Anomaly Detection and Security: Small, fixed sets of domains/ports and highly regular traffic make whitelist-based anomaly detection robust. Implicit TCP/IP feature vectors are resilient against address spoofing and MAC randomization (Mainuddin et al., 2022, Chowdhury et al., 25 Feb 2024).
Scalability and Robustness: Distribution, heterogeneity, unreliable communication, and continuous evolution require pipelines that support in-network processing, multi-path routing, incremental re-optimization, and multi-query sharing to balance performance and resilience (Zeuch et al., 2019, Qin et al., 2014).
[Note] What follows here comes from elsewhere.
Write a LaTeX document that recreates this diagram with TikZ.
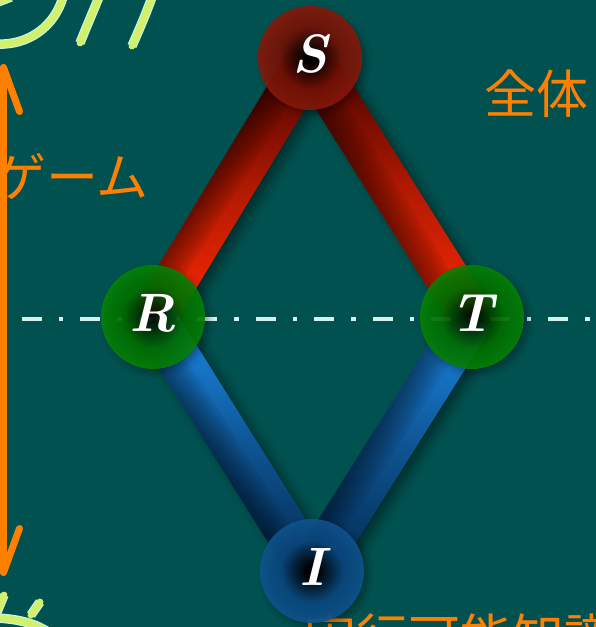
\documentclass[tikz,border=0pt]{standalone}
\usepackage{fontspec}
\newfontfamily\jpfont{Noto Sans CJK JP}
\usetikzlibrary{positioning,arrows.meta,calc,shadows.blur}

\definecolor{board}{HTML}{00514F}
\definecolor{chalkorange}{HTML}{FF7F00}
\definecolor{chalkgreen}{HTML}{D2F06A}
\definecolor{chalkedge}{HTML}{C4F6E2}
\definecolor{dashline}{HTML}{D2F2EA}
\definecolor{redball}{RGB}{150,30,14}
\definecolor{redballmid}{RGB}{118,18,6}
\definecolor{greenball}{RGB}{10,145,12}
\definecolor{greenballmid}{RGB}{0,112,0}
\definecolor{blueball}{RGB}{18,94,156}
\definecolor{blueballmid}{RGB}{10,72,128}
\definecolor{rodredtop}{HTML}{3A0000}
\definecolor{rodredbottom}{HTML}{FF2A04}
\definecolor{rodbluetop}{HTML}{1C8EEE}
\definecolor{rodbluebottom}{HTML}{03264A}

\pgfdeclareradialshading{ballred}{\pgfpoint{0bp}{0bp}}{color(0bp)=(black); color(3bp)=(black); color(15bp)=(redballmid); color(34bp)=(redball); color(50bp)=(redball)}
\pgfdeclareradialshading{ballgreen}{\pgfpoint{0bp}{0bp}}{color(0bp)=(black); color(3bp)=(black!80!greenballmid); color(15bp)=(greenballmid); color(34bp)=(greenball); color(50bp)=(greenball)}
\pgfdeclareradialshading{ballblue}{\pgfpoint{0bp}{0bp}}{color(0bp)=(black); color(3bp)=(black); color(15bp)=(blueballmid); color(34bp)=(blueball); color(50bp)=(blueball)}

% rod between two balls, 44pt wide
\newcommand{\rodpath}[2]{($(#1.center)!22pt!90:(#2.center)$) -- ($(#1.center)!22pt!-90:(#2.center)$) -- ($(#2.center)!22pt!90:(#1.center)$) -- ($(#2.center)!22pt!-90:(#1.center)$) -- cycle}
% dark strip on the left side of a rod
\newcommand{\rodedge}[3]{($(#1.center)!22pt!-90:(#2.center)$) -- ($(#1.center)!#3!-90:(#2.center)$) -- ($(#2.center)!#3!90:(#1.center)$) -- ($(#2.center)!22pt!90:(#1.center)$) -- cycle}

\tikzset{
  ball/.style={circle, minimum size=104pt, inner sep=0pt, text=white, text depth=8pt,
    font=\fontsize{54}{54}\selectfont\bfseries\itshape, fill opacity=.9, text opacity=1,
    blur shadow={shadow xshift=4pt, shadow yshift=-4pt, shadow blur radius=6pt, shadow opacity=35}},
  rodshadow/.style={blur shadow={shadow xshift=7pt, shadow yshift=-5pt, shadow blur radius=9pt, shadow opacity=40}},
  redrod/.style={rodshadow, top color=rodredtop, bottom color=rodredbottom, middle color=rodredtop!40!rodredbottom},
  bluerod/.style={rodshadow, top color=rodbluetop, bottom color=rodbluebottom, middle color=rodbluetop!45!rodbluebottom},
  roddark/.style={fill=black, fill opacity=.07},
  chalk/.style={chalkgreen, line width=7pt, line cap=round, preaction={draw=chalkedge, line width=9.5pt}},
  jptext/.style={text=chalkorange, inner sep=0pt, font=\jpfont\fontsize{52}{52}\selectfont},
  axisarrow/.style={chalkorange, line width=7pt, {Straight Barb[length=44pt,width=32pt,round]}-{Straight Barb[length=44pt,width=32pt,round]}},
  midline/.style={dashline, line width=4.5pt, dash pattern=on 20pt off 17pt on 4.5pt off 17pt}
}

\begin{document}
\begin{tikzpicture}[x=1pt, y=-1pt]
  \clip (0,0) rectangle (596,627);
  \fill[board] (0,0) rectangle (596,627);

  % chalk scribbles
  \draw[chalk] (-5,44) .. controls (30,46) and (55,25) .. (63,-3);
  \draw[chalk] (-2,2) -- (11,-3);
  \draw[chalk] (99,-3) .. controls (92,14) and (86,28) .. (80,43);
  \draw[chalk] (152,-3) .. controls (146,14) and (139,30) .. (132,46);
  \draw[chalk] (-3,612) -- (4,595);
  \draw[chalk] (40,602) -- (31,615);
  \draw[chalk] (-3,618) .. controls (15,619) and (33,622) .. (48,632);

  % axis and labels
  \coordinate (top) at (3.5,64);
  \coordinate (bottom) at (3.5,576);
  \draw[axisarrow] (bottom) -- (top);
  \node[jptext, anchor=east] (game) at (149,176) {ゲーム};
  \node[jptext, anchor=west] (whole) at (484,94) {全体};
  \node[jptext, anchor=north west] (know) at (304,614) {実行可能知識};

  % rods first, balls on top
  \path (310,58) coordinate (s0) (153,317) coordinate (r0)
        (472,317) coordinate (t0) (312,571) coordinate (i0);
  \shade[redrod] \rodpath{s0}{r0};
  \shade[redrod] \rodpath{s0}{t0};
  \shade[bluerod] \rodpath{r0}{i0};
  \shade[bluerod] \rodpath{t0}{i0};
  \foreach \a/\b in {s0/r0, s0/t0, r0/i0, t0/i0} {
    \foreach \w in {-6,-2,...,18} {
      \fill[roddark] \rodedge{\a}{\b}{\w pt};
    }
  }

  \coordinate (lstart) at (21.5,319);
  \coordinate (lend) at (600,319);
  \draw[midline] (lstart) -- (lend);

  \node[ball, shading=ballred] (S) at (s0) {S};
  \node[ball, shading=ballgreen] (R) at (r0) {R};
  \node[ball, shading=ballgreen] (T) at (t0) {T};
  \node[ball, shading=ballblue] (I) at (i0) {I};
\end{tikzpicture}
\end{document}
7. Open Research Challenges

Reconciling Unbounded and Real-Time Constraints: Continuous streams (continuity) and volatility impose tension between historical retention and rapid processing (Qin et al., 2014).
Automated Schema and Ontology Alignment: Variety at global scales remains a formidable challenge for on-the-fly schema inference and cross-domain analytics.
Probabilistic Quality and Trust Propagation: Distributed uncertainty modeling, error correction at scale, and integration of trust metrics into high-speed analytics are active areas (Zubair et al., 2019).
Legacy IoT and Feature Renewal: Cellular and industrial deployments still contain a high proportion of legacy (2G/3G) devices, limiting the rollout of bandwidth-intensive analytics and advanced security protocols (Finley et al., 2019).

Together, these properties define IoT data as an exemplar of high-velocity, distributed, multi-modal, and temporally structured big data, presenting unique challenges and opportunities for scalable storage, machine learning, data fusion, real-time analytics, and robust security monitoring (Ma et al., 22 Jan 2025, Zubair et al., 2019, Mainuddin et al., 2021, Finley et al., 2019, Mainuddin et al., 2022, Chowdhury et al., 25 Feb 2024, Qin et al., 2014, Zeuch et al., 2019, Zaslavsky et al., 2013, Mohammadi et al., 2017, Nabil et al., 2021).